With Aleppo falling, what happens next in Syria’s civil war?
LONDON -- Syrian President Bashar al-Assad, assisted by Russia and Iran, is on the verge of re-taking Aleppo in what would be the biggest victory for his troops against rebels in almost six years of civil war. Assad says he'll turn his attention ...
LONDON - Syrian President Bashar al-Assad, assisted by Russia and Iran, is on the verge of re-taking Aleppo in what would be the biggest victory for his troops against rebels in almost six years of civil war. Assad says he’ll turn his attention to remaining rebel strongholds, and his opponents have vowed to fight on in the absence of a political solution. That could lead to a surge in guerrilla conflict in areas reclaimed by Assad’s troops, while jihadists look to exploit any weaknesses. Islamic State did just that with its weekend assault on the historic city of Palmyra.
1. Is an end to fighting any closer?
Much of eastern Aleppo, a symbolic center for the anti-Assad insurgency, is in ruins, leveled by Syrian and Russian bombing that led European and U.S. officials to speak of possible war crimes. But the opposition isn’t ready to give up. “Nobody can think about peaceful solutions in these circumstances,” George Sabra, chief negotiator for rebel forces, told the BBC in November. “Aleppo is an important place for the revolution but it’s not the last.”
That’s one thing Assad agrees on. “Aleppo will be a gain, but to be realistic, it doesn’t mean the end of the war,” he said in an interview with pro-government al-Watan newspaper published on Dec. 8.
2. Where will Assad focus on next?
Assad said in October Aleppo would serve as “the springboard” for other offensives, singling out Idlib. The regime lost nearly all of this region, which lies about 35 miles southwest of Aleppo near the Syrian-Turkish border, in mid-2015. Idlib borders Latakia, the heartland of the Assad regime, and is close to the Damascus-Aleppo highway.
Taking Aleppo, whose eastern neighborhoods had been held by rebels since 2012, will hand Assad control over Syria’s biggest cities. That amounts to more than 40 percent of the country’s territory and about 60 percent of its people. The four components of today’s Syria are now more distinct: Assad with the major urban areas and the west; Kurdish-held enclaves in the north; Islamic State controlling much of the east; and other groups left with shrinking pockets of influence.
3. Will the nature of the conflict change?
Some 150,000 rebels, including jihadists, are fighting in Syria, according to Charlies Lister, a senior scholar at the Middle East Institute in Washington. “The biggest losers from Aleppo’s collapse are Syria’s moderate opposition groups, which had remained the city’s primary actors ever since conflict first erupted there in early 2012,” he wrote.
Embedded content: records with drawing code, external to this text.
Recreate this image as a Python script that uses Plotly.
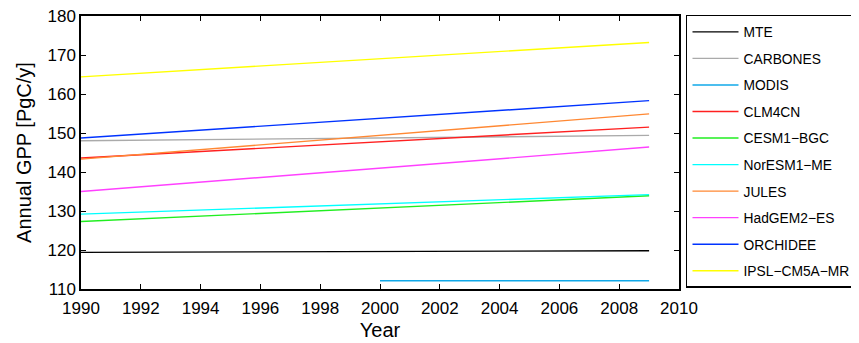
import plotly.graph_objects as go

years = [1990, 2009]
modis_years = [2000, 2009]

names = ["MTE", "CARBONES", "MODIS", "CLM4CN", "CESM1−BGC", "NorESM1−ME",
         "JULES", "HadGEM2−ES", "ORCHIDEE", "IPSL−CM5A−MR"]
mte = [119.4, 119.8]
carbones = [148.0, 149.4]
modis = [112.1, 112.1]
clm4cn = [143.6, 151.5]
cesm1 = [127.3, 133.9]
noresm = [129.2, 134.2]
jules = [143.3, 154.9]
hadgem = [135.0, 146.4]
orchidee = [148.7, 158.3]
ipsl = [164.4, 173.2]

colors = ["#000000", "#aaaaaa", "#10a8e8", "#ff2020", "#20ee20", "#00ffff",
          "#ff8833", "#ff40ff", "#0033ff", "#ffff00"]

series = [mte, carbones, modis, clm4cn, cesm1, noresm, jules, hadgem, orchidee, ipsl]
xs = [years, years, modis_years] + [years] * 7

FONT = "Liberation Sans, Arial, Helvetica, sans-serif"

fig = go.Figure()
for i, (n, v, x, c) in enumerate(zip(names, series, xs, colors)):
    fig.add_trace(go.Scatter(x=x, y=v, mode="lines", name=n,
                             line=dict(color=c, width=1.4),
                             legendgroup="g%d" % i))

axis_common = dict(showgrid=False, zeroline=False, showline=True, linecolor="black",
                   linewidth=1.5, mirror="ticks", ticks="inside", ticklen=5,
                   tickcolor="black", tickwidth=1, automargin=False,
                   ticklabeloverflow="allow",
                   tickfont=dict(family=FONT, size=17, color="black"))

fig.update_xaxes(range=[1990, 2010], dtick=2, tick0=1990, ticklabelstandoff=3,
                 title=dict(text="Year", font=dict(family=FONT, size=20, color="black"), standoff=6),
                 **axis_common)
fig.update_yaxes(range=[110, 180], dtick=10,
                 title=dict(text="Annual GPP [PgC/y]", font=dict(family=FONT, size=20, color="black"), standoff=10),
                 **axis_common)

fig.update_layout(
    width=851, height=335,
    margin=dict(l=73, r=180, t=8, b=54, autoexpand=False),
    plot_bgcolor="white", paper_bgcolor="white",
    legend=dict(x=1.0117, xanchor="left", y=1.004, yanchor="top",
                bordercolor="black", borderwidth=1.5, bgcolor="white",
                font=dict(family=FONT, size=13.8, color="black"),
                traceorder="grouped", tracegroupgap=5.6, itemwidth=46,
                maxheight=330),
)

fig.write_html("out.html")
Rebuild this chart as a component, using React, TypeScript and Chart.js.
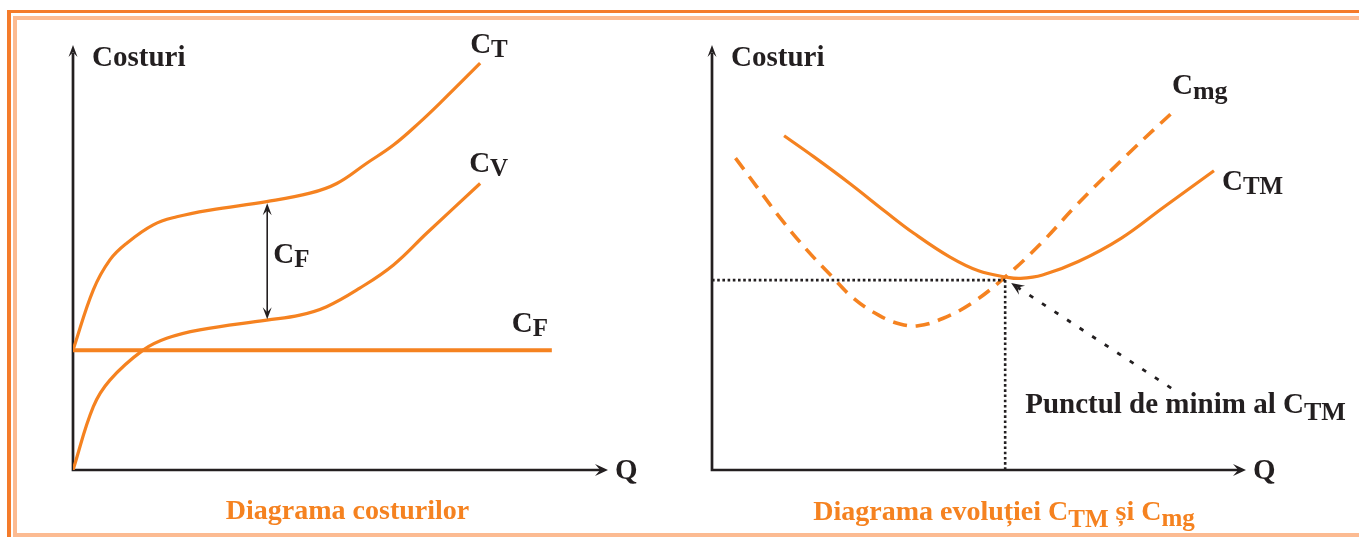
import React, { useEffect, useRef } from "react";
import { Chart, registerables } from "chart.js";

Chart.register(...registerables);

// ---------- Data: left diagram (Diagrama costurilor) ----------
const qCT = [0, 0.38, 0.69, 1.0, 1.5, 1.94, 2.56, 3.62, 4.43, 4.93, 5.49, 5.99, 6.49, 6.92, 7.61];
const valCT = [2.84, 4.27, 4.98, 5.37, 5.81, 6.0, 6.16, 6.36, 6.56, 6.79, 7.27, 7.7, 8.25, 8.77, 9.64];
const qCV = [0, 0.38, 0.69, 1.31, 1.75, 2.37, 3.62, 4.24, 4.74, 5.36, 5.99, 6.61, 7.61];
const valCV = [0, 1.5, 2.13, 2.84, 3.12, 3.32, 3.55, 3.67, 3.87, 4.31, 4.86, 5.61, 6.79];
const qCF = [0, 8.95];
const valCF = [2.84, 2.84];
// CF bracket (double arrow between CT and CV)
const cfBracketQ = 3.63;
const cfBracketTop = 6.32;
const cfBracketBottom = 3.57;

// ---------- Data: right diagram (CTM and Cmg) ----------
const qCTM = [1.35, 1.91, 2.58, 3.25, 3.78, 4.45, 4.99, 5.52, 5.78, 6.19, 6.86, 7.66, 8.47, 9.4];
const valCTM = [7.92, 7.42, 6.79, 6.12, 5.61, 5.05, 4.72, 4.57, 4.54, 4.62, 4.94, 5.49, 6.24, 7.09];
const qCmg = [0.44, 0.84, 1.31, 1.78, 2.25, 2.65, 3.12, 3.52, 3.86, 4.32, 4.86, 5.46, 6.13, 6.86, 7.8, 8.67];
const valCmg = [7.39, 6.71, 5.92, 5.21, 4.58, 4.07, 3.67, 3.46, 3.42, 3.59, 3.95, 4.54, 5.33, 6.32, 7.5, 8.53];
const minCTMq = 5.49;
const minCTMc = 4.5;

// ---------- Texts ----------
const yAxisTitle = "Costuri";
const xAxisTitle = "Q";
const leftTitle = "Diagrama costurilor";
const pointLabel = "Punctul de minim al C";

const FONT = '"Liberation Serif", "Times New Roman", Times, serif';
const ORANGE = "#F58220";
const DARK = "#231F20";

type Run = { text: string; size: number; dy: number };

function drawRuns(ctx: CanvasRenderingContext2D, runs: Run[], x: number, y: number, color: string, align: "left" | "center" = "left") {
  ctx.save();
  ctx.fillStyle = color;
  ctx.textBaseline = "alphabetic";
  ctx.textAlign = "left";
  let total = 0;
  const widths = runs.map((r) => {
    ctx.font = `bold ${r.size}px ${FONT}`;
    const w = ctx.measureText(r.text).width;
    total += w;
    return w;
  });
  let cx = align === "center" ? x - total / 2 : x;
  runs.forEach((r, i) => {
    ctx.font = `bold ${r.size}px ${FONT}`;
    ctx.fillText(r.text, cx, y + r.dy);
    cx += widths[i];
  });
  ctx.restore();
}

const subLabel = (main: string, s: string, mainSize = 29, subSize = 25, drop = 4): Run[] => [
  { text: main, size: mainSize, dy: 0 },
  { text: s, size: subSize, dy: drop },
];

function arrowHead(ctx: CanvasRenderingContext2D, x: number, y: number, angle: number, len = 10, half = 4.5) {
  ctx.save();
  ctx.translate(x, y);
  ctx.rotate(angle);
  ctx.beginPath();
  ctx.moveTo(0, 0);
  ctx.lineTo(-len, -half);
  ctx.lineTo(-len * 0.6, 0);
  ctx.lineTo(-len, half);
  ctx.closePath();
  ctx.fill();
  ctx.restore();
}

const axesPlugin = {
  id: "axesArrows",
  beforeDatasetsDraw(chart: any) {
    const { ctx, chartArea: a } = chart;
    ctx.save();
    ctx.strokeStyle = DARK;
    ctx.fillStyle = DARK;
    ctx.lineWidth = 2.7;
    ctx.beginPath();
    ctx.moveTo(a.left, a.top + 5);
    ctx.lineTo(a.left, a.bottom);
    ctx.lineTo(a.right - 6, a.bottom);
    ctx.stroke();
    arrowHead(ctx, a.left, a.top - 3, -Math.PI / 2, 12, 4.5);
    arrowHead(ctx, a.right, a.bottom, 0, 13, 6);
    ctx.restore();
    drawRuns(ctx, [{ text: yAxisTitle, size: 29, dy: 0 }], a.left + 19, 66, DARK);
    drawRuns(ctx, [{ text: xAxisTitle, size: 29, dy: 0 }], a.right + 7, a.bottom + 9, DARK);
  },
};

const pts = (xs: number[], ys: number[]) => xs.map((x, i) => ({ x, y: ys[i] }));

const leftPlugin = {
  id: "leftExtras",
  afterDatasetsDraw(chart: any) {
    const { ctx } = chart;
    const xs = chart.scales.x;
    const ys = chart.scales.y;
    const px = (v: number) => xs.getPixelForValue(v);
    const py = (v: number) => ys.getPixelForValue(v);
    // CF bracket
    const bx = px(cfBracketQ);
    const top = py(cfBracketTop);
    const bot = py(cfBracketBottom);
    ctx.save();
    ctx.strokeStyle = DARK;
    ctx.fillStyle = DARK;
    ctx.lineWidth = 1.6;
    ctx.beginPath();
    ctx.moveTo(bx, top + 5);
    ctx.lineTo(bx, bot - 5);
    ctx.stroke();
    arrowHead(ctx, bx, top, -Math.PI / 2, 12, 4.5);
    arrowHead(ctx, bx, bot, Math.PI / 2, 12, 4.5);
    ctx.restore();
    drawRuns(ctx, subLabel("C", "F"), bx + 6, (top + bot) / 2 + 2, DARK);
    // curve labels
    const nT = qCT.length - 1;
    drawRuns(ctx, subLabel("C", "T"), px(qCT[nT]) - 10, py(valCT[nT]) - 10, DARK);
    const nV = qCV.length - 1;
    drawRuns(ctx, subLabel("C", "V"), px(qCV[nV]) - 11, py(valCV[nV]) - 11, DARK);
    const nF = qCF.length - 1;
    drawRuns(ctx, subLabel("C", "F"), px(qCF[nF]) - 40, py(valCF[nF]) - 18, DARK);
    // title
    drawRuns(ctx, [{ text: leftTitle, size: 28, dy: 0 }], 347.5, 519, ORANGE, "center");
  },
};

const rightPlugin = {
  id: "rightExtras",
  afterDatasetsDraw(chart: any) {
    const { ctx, chartArea: a } = chart;
    const xs = chart.scales.x;
    const ys = chart.scales.y;
    const px = (v: number) => xs.getPixelForValue(v);
    const py = (v: number) => ys.getPixelForValue(v);
    const mx = px(minCTMq);
    const my = py(minCTMc);
    ctx.save();
    ctx.strokeStyle = DARK;
    ctx.fillStyle = DARK;
    ctx.lineWidth = 2.6;
    ctx.setLineDash([2.6, 2.6]);
    ctx.beginPath();
    ctx.moveTo(a.left, my);
    ctx.lineTo(mx, my);
    ctx.moveTo(mx, my);
    ctx.lineTo(mx, a.bottom);
    ctx.stroke();
    // pointer arrow
    const sx = mx + 166;
    const sy = my + 108;
    const tx = mx + 6;
    const ty = my + 3;
    const ang = Math.atan2(ty - sy, tx - sx);
    ctx.setLineDash([4.5, 10.5]);
    ctx.lineWidth = 2.8;
    ctx.beginPath();
    ctx.moveTo(sx, sy);
    ctx.lineTo(tx - Math.cos(ang) * 8, ty - Math.sin(ang) * 8);
    ctx.stroke();
    ctx.setLineDash([]);
    arrowHead(ctx, tx, ty, ang, 13, 5.5);
    ctx.restore();
    drawRuns(ctx, [{ text: pointLabel, size: 29, dy: 0 }, { text: "TM", size: 26, dy: 7 }], mx + 20, my + 133, DARK);
    // curve labels
    const nM = qCmg.length - 1;
    drawRuns(ctx, subLabel("C", "mg", 29, 26, 5), px(qCmg[nM]) - 3, py(valCmg[nM]) - 16, DARK);
    const nT = qCTM.length - 1;
    drawRuns(ctx, subLabel("C", "TM", 29, 25, 4), px(qCTM[nT]) + 8, py(valCTM[nT]) + 19, DARK);
    // title
    drawRuns(
      ctx,
      [
        { text: "Diagrama evoluției C", size: 28, dy: 0 },
        { text: "TM", size: 25, dy: 7 },
        { text: " și C", size: 28, dy: 0 },
        { text: "mg", size: 25, dy: 6 },
      ],
      324,
      520,
      ORANGE,
      "center"
    );
  },
};

const baseOptions = (padding: any) => ({
  animation: false as const,
  responsive: false,
  devicePixelRatio: 1,
  layout: { padding },
  scales: {
    x: { type: "linear" as const, min: 0, max: 10, display: false },
    y: { type: "linear" as const, min: 0, max: 10, display: false },
  },
  plugins: { legend: { display: false }, tooltip: { enabled: false } },
  elements: { point: { radius: 0 }, line: { tension: 0.4 } },
});

export default function App() {
  const leftRef = useRef<HTMLCanvasElement>(null);
  const rightRef = useRef<HTMLCanvasElement>(null);

  useEffect(() => {
    const left = new Chart(leftRef.current as HTMLCanvasElement, {
      type: "scatter",
      data: {
        datasets: [
          { data: pts(qCF, valCF), showLine: true, borderColor: ORANGE, borderWidth: 4, pointRadius: 0, tension: 0 },
          { data: pts(qCT, valCT), showLine: true, borderColor: ORANGE, borderWidth: 3.2, pointRadius: 0, tension: 0.4 },
          { data: pts(qCV, valCV), showLine: true, borderColor: ORANGE, borderWidth: 3.2, pointRadius: 0, tension: 0.4 },
        ],
      } as any,
      options: baseOptions({ left: 73, top: 48, right: 680 - 608, bottom: 537 - 470 }) as any,
      plugins: [axesPlugin, leftPlugin],
    });
    const right = new Chart(rightRef.current as HTMLCanvasElement, {
      type: "scatter",
      data: {
        datasets: [
          { data: pts(qCTM, valCTM), showLine: true, borderColor: ORANGE, borderWidth: 3.2, pointRadius: 0, tension: 0.4 },
          { data: pts(qCmg, valCmg), showLine: true, borderColor: ORANGE, borderWidth: 3.6, borderDash: [14, 9], pointRadius: 0, tension: 0.4 },
        ],
      } as any,
      options: baseOptions({ left: 32, top: 48, right: 679 - 566, bottom: 537 - 470 }) as any,
      plugins: [axesPlugin, rightPlugin],
    });
    return () => {
      left.destroy();
      right.destroy();
    };
  }, []);

  const bar = (l: number, t: number, w: number, h: number, c: string) => (
    <div style={{ position: "absolute", left: l, top: t, width: w, height: h, background: c }} />
  );

  return (
    <div style={{ position: "absolute", left: 0, top: 0, width: 1359, height: 537, background: "#ffffff", overflow: "hidden" }}>
      {bar(7, 9.5, 1352, 3.6, "#F47B2A")}
      {bar(7, 9.5, 3.6, 528, "#F47B2A")}
      {bar(13.3, 16, 1346, 3.6, "#FCBB92")}
      {bar(13.3, 16, 3.6, 521, "#FCBB92")}
      {bar(13.3, 533, 1346, 3.6, "#FCBB92")}
      <canvas ref={leftRef} width={680} height={537} style={{ position: "absolute", left: 0, top: 0, width: 680, height: 537 }} />
      <canvas ref={rightRef} width={679} height={537} style={{ position: "absolute", left: 680, top: 0, width: 679, height: 537 }} />
    </div>
  );
}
The result, he says, will be an even more prominent role for Islamist extremists in leading the anti-Assad fight. In northern Syria, the mainstream opposition looks set to “transform itself into a guerrilla-style insurgency in 2017,” Lister said.
4. What does all this mean for Assad?
He’ll have a hard time keeping local and foreign militias in check, and administrating cities he controls. “The regime doesn’t seem to have the capacity to hold areas and is hostage to the forces that are meant to be helping it,” Lina Khatib, head of the Middle East and North Africa Programme at Chatham House in London, said this week. That’s been the case in Homs and most recently Palmyra, where Islamic State at the weekend took advantage of the focus on Aleppo to attack a city it held for about 10 months until March.
“Aleppo will be even more difficult to police and stabilize,” said Raphael Lefevre, author of the 2013 book “Ashes of Hama: the Muslim Brotherhood in Syria.” Insecurity has persisted in areas liberated from rebel control, he said, with civilians threatened by outbreaks of criminality and revenge attacks.
5. How will Trump change things?
The big unknown hanging over the future of the conflict is the shifting agendas of global and regional powers. Will Russia and Iran stand by Assad if he continues to insist on reconquering the entire country? And will Turkey resist being drawn further into a conflict that carries the risk of a heightened confrontation with Kurdish forces? And then there’s the arrival in January in the White House of Donald Trump. The president-elect has said he’s open to a more cooperative relationship with Russian leader Vladimir Putin, and has vowed to concentrate on defeating Islamic State rather than pursuing the removal of Assad.